It’s not every day that this reviewer agrees with a movie’s rating out of 10 on IMDb, but the 2.2 for this vile little concoction is hard to argue with. The title’s nasty double entendre probably says it all – girls can be as crude as boys. Isn’t that impressive? In what is a voguish but stone-cold unfunny comedy, we have Amy Schumer doing her gross-is-chic shtick and a vaguely human Goldie Hawn as her mom being kidnapped while holidaying at a Caribbean resort.
Schumer’s Emily has just been dumped by her boyfriend and sacked from her job, while her mother is a paranoid agoraphobic divorcee. The less said about Jeffrey (Ike Barinholtz), the idiot brother who is hysterically dependent on his mumma, the better – he really is a poorly drawn character and Barinholtz’s performance is appropriately dreadful.
The script overall is a crock and one can only hope that Katie Dippold is the writer’s nom de plume. After the laborious set-up and abduction, the pair find themselves in the badlands of Colombia (how did they get there?), fleeing from a stereotypical Latino hood whose nephew Emily has killed with a shovel.
At one point they are running through the jungle with a mysterious bloke who helps them out for a while before being killed off, and then they are taken in by an indigenous tribe at an outpost where the mission doctor pulls a tapeworm from Emily’s throat. Implausible is one thing, but downright ridiculous is hard to cope with in a plot that is no more than a vehicle for Schumer to deliver routines.

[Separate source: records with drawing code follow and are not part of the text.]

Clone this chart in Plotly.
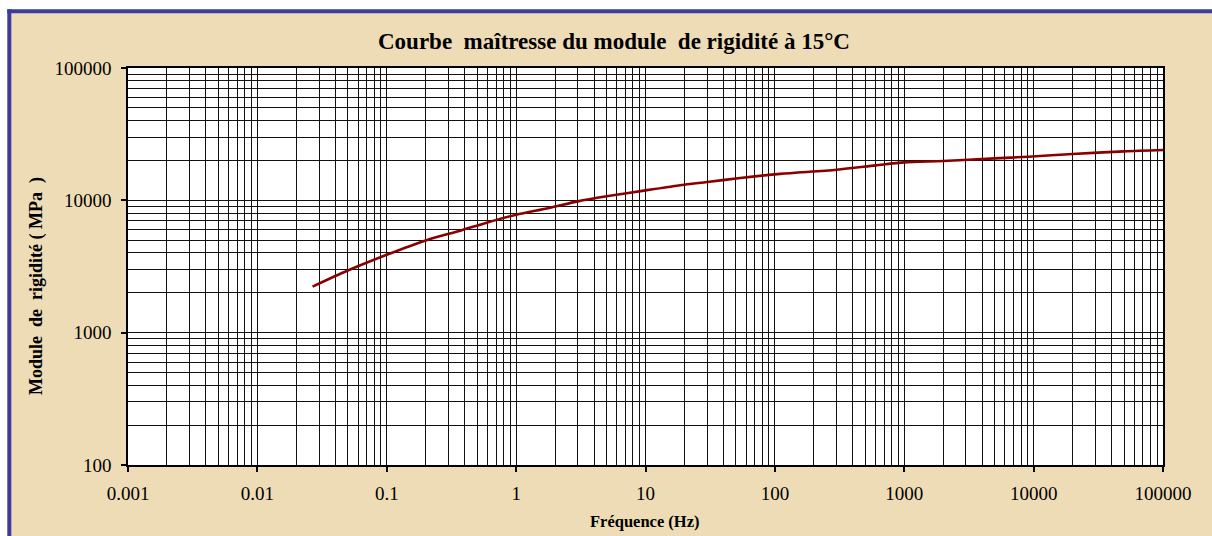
import plotly.graph_objects as go

# Master curve of the stiffness modulus at 15 °C
frequence_hz = [0.0267, 0.05, 0.1, 0.2, 0.37, 0.6, 1, 1.8, 3, 5, 10, 20, 30,
                54, 110, 300, 600, 1000, 2000, 5000, 9100, 20000, 50000, 100000]
module_mpa = [2230, 2950, 3880, 4980, 5900, 6810, 7780, 8750, 9820, 10720,
              11890, 13120, 13740, 14760, 15850, 17020, 18360, 19370, 19820,
              20750, 21370, 22400, 23440, 23980]

x_ticks = [0.001, 0.01, 0.1, 1, 10, 100, 1000, 10000, 100000]
x_labels = ["0.001", "0.01", "0.1", "1", "10", "100", "1000", "10000", "100000"]
y_ticks = [100, 1000, 10000, 100000]
y_labels = ["100", "1000", "10000", "100000"]

titre = "Courbe\u00a0 maîtresse du module\u00a0 de rigidité à 15°C"
titre_x = "Fréquence (Hz)"
titre_y = "Module\u00a0 de\u00a0 rigidité ( MPa\u00a0 )"

W, H = 1212, 536
L, R, T, B = 128, 49, 68, 71
pw, ph = W - L - R, H - T - B


def px(x):
    return (x - L) / pw


def py(y):
    return (H - B - y) / ph


serif = "Liberation Serif"
grid = "#111111"
frame_blue = "#3b3ba0"

fig = go.Figure()
fig.add_trace(go.Scatter(
    x=frequence_hz, y=module_mpa, mode="lines",
    line=dict(color="#8a0000", width=2.6, shape="spline", smoothing=0.8),
    showlegend=False, hoverinfo="x+y",
))

axis_common = dict(
    type="log", showline=True, linecolor="#000000", linewidth=1.5, mirror=True,
    showgrid=True, gridcolor=grid, gridwidth=1.4, zeroline=False,
    ticks="outside", ticklen=5, tickwidth=1.5, tickcolor="#000000",
    tickmode="array",
    tickfont=dict(family=serif, size=19, color="#000000"),
    minor=dict(tickmode="linear", dtick="D1", showgrid=True, gridcolor=grid,
               gridwidth=1.4, ticks=""),
)

fig.update_xaxes(range=[-3, 5], tickvals=x_ticks, ticktext=x_labels,
                 ticklabelstandoff=5, **axis_common)
fig.update_yaxes(range=[2, 5], tickvals=y_ticks, ticktext=y_labels,
                 ticklabelstandoff=6, **axis_common)

fig.update_layout(
    width=W, height=H,
    margin=dict(l=L, r=R, t=T, b=B, pad=0),
    paper_bgcolor="#ffffff", plot_bgcolor="#ffffff",
    shapes=[
        # parchment panel
        dict(type="rect", xref="paper", yref="paper", layer="below",
             x0=px(9.3), x1=px(1240), y0=py(11.3), y1=py(570),
             fillcolor="#eedcb6", line=dict(width=0)),
        # blue frame: top and left edges
        dict(type="line", xref="paper", yref="paper", layer="below",
             x0=px(7.3), x1=px(1240), y0=py(11.3), y1=py(11.3),
             line=dict(color=frame_blue, width=4)),
        dict(type="line", xref="paper", yref="paper", layer="below",
             x0=px(9.3), x1=px(9.3), y0=py(9.3), y1=py(570),
             line=dict(color=frame_blue, width=4)),
        # white plotting surface
        dict(type="rect", xref="paper", yref="paper", layer="below",
             x0=0, x1=1, y0=0, y1=1, fillcolor="#ffffff", line=dict(width=0)),
    ],
    annotations=[
        dict(text="<b>" + titre + "</b>", xref="paper", yref="paper",
             x=px(614), y=py(41), showarrow=False, xanchor="center", yanchor="middle",
             font=dict(family=serif, size=23, color="#000000")),
        dict(text="<b>" + titre_x + "</b>", xref="paper", yref="paper",
             x=px(645), y=py(521), showarrow=False, xanchor="center", yanchor="middle",
             font=dict(family=serif, size=16.5, color="#000000")),
        dict(text="<b>" + titre_y + "</b>", xref="paper", yref="paper",
             x=px(36), y=py(286), showarrow=False, xanchor="center", yanchor="middle",
             textangle=-90, font=dict(family=serif, size=18, color="#000000")),
    ],
)

fig.write_html("out.html")
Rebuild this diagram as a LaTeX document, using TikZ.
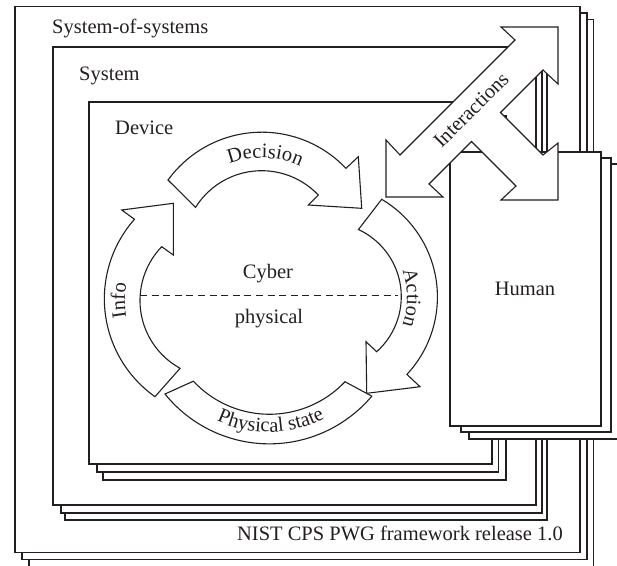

Among all the squealy slapstick and blunt visual gags – Schumer bares her nipple and hoiks her leg onto the sink in a toilet to clean her vagina when on a date (yawn) – the guy who gets the most laughs is the harried State Department official in Washington (Bashir Salahuddin). The best bit is at the end when Billy Idol’s Dancing With Myself gets cranked up as accompaniment to the credits.